As the New Wave band Devo said, “Freedom of choice is what you got. Freedom from choice is what you want.” Were they right; is having no choice easier than having to decide for yourself? Does this principle apply to IT? Do enterprises seek heterogeneity rather than single-vendor solutions?
Experts agree this is not a myth. Some smaller companies are homogeneous, but larger companies inevitably become heterogeneous because of mergers and acquisitions, says Mike Gilpin, vice president and research director at Forrester Research. Besides, heterogeneity provides leverage. “It’s always useful to have some other vendor that you can use as a threat,” Gilpin says.
An official at Oblix concurs. “[IT personnel] like the leverage that they have by keeping it a heterogeneous environment,” says Ken Sims, vice president of marketing and business development at Oblix.
“It’s gone to the vast majority [being] heterogeneous,” says David Bartlett, director of customer and partner programs at IBM’s autonomic computing group. Formerly, the ratio of homogeneous to heterogeneous environments was about 80-20, but that ratio has at least reversed itself, Bartlett says. Companies’ desires to be global, to operate on a 24-by-7 schedule, and to be on the Internet have led the way to heterogeneity, Bartlett says.
“Most customers today usually have a mix of server types,” according to Jim Goethals, infrastructure simplification program manager at IBM’s systems and technology group.
“If you look at what’s typically on a desktop, for instance, that’s going to be Intel. Depending on the departmental environments, they could have Intel-based servers or Unix servers, and when you get into the datacenter, you’re going to find mainframes” as well as Intel and Unix systems, Goethals says.
Both heterogeneity and homogeneity have their pros and cons. One-vendor, so-called proprietary solutions bypass the hardships of having to make systems work together that were not built to do so. Proprietary solutions, however, tie a user to the whims of one or just a few vendors and offer limited options. So-called open solutions give users a variety of technology choices, theoretically driving down costs, given that multiple suppliers have to bid for your business. IT administrators, however, can have their hands full making everything integrate in an open world, requiring development of an alphabet soup of standards.
Just what exactly is an open system? If you talk to any technology vendor, it will tell you its system is open, whereas all the competitors’ systems are closed. The term open is usually applied to software or hardware that conforms to standards or features commodity parts.
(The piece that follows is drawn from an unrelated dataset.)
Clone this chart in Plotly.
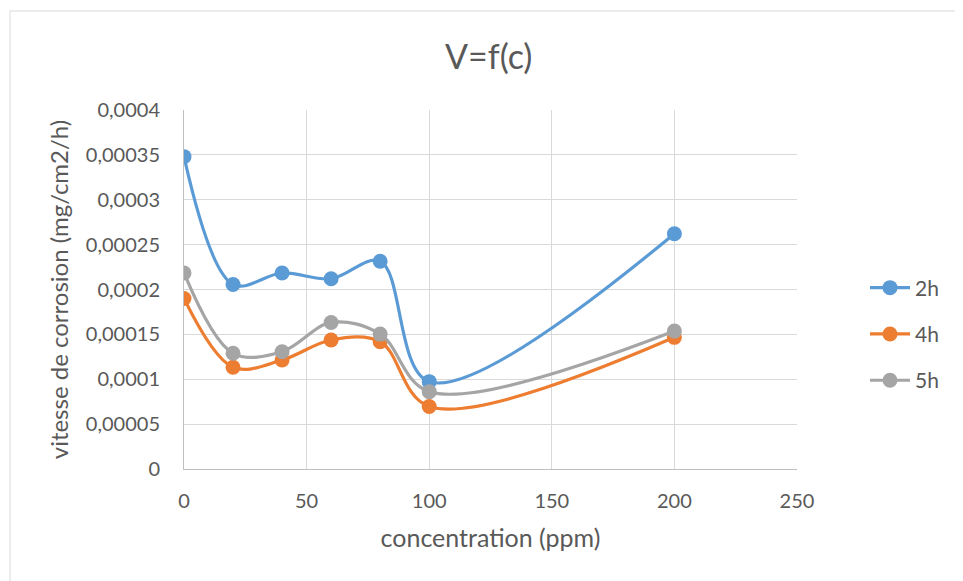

Whereas most shops desire heterogeneity, some users prefer a single-vendor approach to at least part of their IT architecture. The city of San Jose, Calif., for example, recently has come under fire for making local networking vendor Cisco Systems its supplier of choice for networking equipment at a new city hall under construction.
In his 27 years of experience, Joe Poole, an IT official at Boscov’s Department Stores and manager of technical support, has watched his shop grow and diversify from a mainframe-only environment to a mix of a mainframe running VM and Linux plus RISC Unix boxes and Intel systems. Some applications such as the company’s merchandise conveyor system and its graphical applications simply run much better on the newer platforms, he says. Poole believes that, these days, no one can continue to be a single-platform shop.
“Nobody can, and I don’t think they will,” Poole says.